Millenium Ecosystem Assessment : en 2005, après 4 ans de recherches menées par un consortium de plus de 1000 scientifiques sous l’égide de l’ONU est publié le “L’évaluation des écosystèmes pour le millénaire”; 23 services écosystémiques y sont répertoriés. La liste inclut des services de régulation (filtration des eau, recyclage des déchets organiques…), des services d’exploitation pour l’alimentation (cultures), des services récréatifs, non extractifs (observation, promenade, spiritualité…);

– Rapports de l’IPBES (2019) et conclusions du Congrès de l’UICN (2021)

Loi pour la reconquête de la biodiversité, de la nature et des paysages (France, 2016)

Loi Climat et résilience (France, 2021)

– Janine Benyus, « Biomimicry: inspiration inspired by Nature« , l’ouvrage qui en 1997 a démocratisé le biomimétisme

 

Chiffres clés

– 2 milliards d’être humains en plus dans les villes d’ici 2050

– 30% des espèces répertoriées par l’UICN sont menacées

– 1 km d’autoroute = 4 ha de dépendance verte

– L’Europe pèse 40% des publications scientifiques mondiales sur le sujet du biomimétisme; la France 200 équipes de recherche environ

 

A méditer

Joëlle Zask

“L’arrivée des animaux sauvages en ville réinitialise notre vision de la ville. Je crois utile de mobiliser l’idée de voisinage, pour transformer la ville en cité et nous mettre sur la voie d’une conscience écologique élargie; le voisinage, c’est la recherche de la bonne distance, qui n’éradique pas la nature ni ne cherche à cohabiter avec elle.”

 

Harold Levrel

“Quand on parle de compensation, il faut bien avoir en tête que nombre de milieux ne se prêtent pas à compensation. Il n’y a aucun sens à imaginer, par exemple, compenser une tourbière multicentenaire.”

 

Isabelle Spiegel

“On sait assez bien comptabiliser les émissions de GES, beaucoup moins les services rendus par les écosystèmes, qui sont très hétérogènes et ne peuvent se ramener à une unité de mesure unique.”

 

Alain Renaudin

“Ce qui est nouveau, ce n’est pas le biomimétisme, c’est l’urgence de nos enjeux. Le biomimétisme est un outil de sortie de crise, c’est un mode opératoire de l’économie durable. Le vivant, c’est une approche smart des ressources.”

Clément Willemin

“Plutôt que de cultiver des carottes sur les toitures, je crois plus durable et adapté à ce type de site la création de jardins de « simples », des arboretums, où s’échanger plantes et recettes.”

Jacqueline Osty

“La paysagiste a longtemps été vu comme quelqu’un qui fait des jardins, à la suite des plans conçus par les architectes; désormais ce travail se fait en interaction bien plus intégrée, en raisonnant sur les creux entre les bâtiments, et pas seulement à partir du plein, du bâti. La prégnance de la préoccupation environnementale nous pousse à regarder les sols autrement, pour en faire des milieux vivants.”

Regards neufs

sur les jardins partagés: pour Joëlle Zask, ce se sont pas des espaces d’urbains réservés à certains privilégiés, mais bien au contraire des espaces très communs, présents partout dans le monde, puisant leurs racines dans les cultures familiales vivrières, où l’on apprend à expérimenter le vivant, où se développe une authentique puissance d’agir.

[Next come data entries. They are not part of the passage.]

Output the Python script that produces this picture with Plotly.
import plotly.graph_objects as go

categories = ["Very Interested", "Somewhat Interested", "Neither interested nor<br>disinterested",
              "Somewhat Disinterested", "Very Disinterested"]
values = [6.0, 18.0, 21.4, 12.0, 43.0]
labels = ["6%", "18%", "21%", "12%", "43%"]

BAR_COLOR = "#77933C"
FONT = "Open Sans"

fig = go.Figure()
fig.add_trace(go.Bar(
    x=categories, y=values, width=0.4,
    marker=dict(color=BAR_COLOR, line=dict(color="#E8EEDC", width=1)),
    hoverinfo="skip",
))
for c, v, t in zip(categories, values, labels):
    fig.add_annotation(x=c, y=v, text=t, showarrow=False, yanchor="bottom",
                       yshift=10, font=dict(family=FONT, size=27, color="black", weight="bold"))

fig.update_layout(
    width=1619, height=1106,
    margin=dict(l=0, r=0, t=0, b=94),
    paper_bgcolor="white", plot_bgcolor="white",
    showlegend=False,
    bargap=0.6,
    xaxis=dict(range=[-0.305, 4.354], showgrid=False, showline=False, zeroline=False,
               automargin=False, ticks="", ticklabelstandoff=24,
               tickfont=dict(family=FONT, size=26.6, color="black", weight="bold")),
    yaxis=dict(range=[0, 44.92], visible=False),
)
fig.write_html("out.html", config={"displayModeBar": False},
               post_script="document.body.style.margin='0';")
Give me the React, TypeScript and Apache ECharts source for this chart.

sur la valorisation de la nature: une alternative à la monétisation des services consiste, selon Harold Levrel, à considérer la nature comme un agent, fournisseur d’une force de travail méritant salaire. L’idée est alors d’évaluer combien coûte le maintien en bon état de la capacité de cet agent à rendre ses services.

sur l’aménagement des parcs urbains: forte de son expérience au parc Martin Luther King dans le quartier des Batignolles à Paris, devenu une « gigantesque salle de sport à ciel ouvert », Jacqueline Osty recommande de ne pas figer les usages, de laisser les habitants les inventer.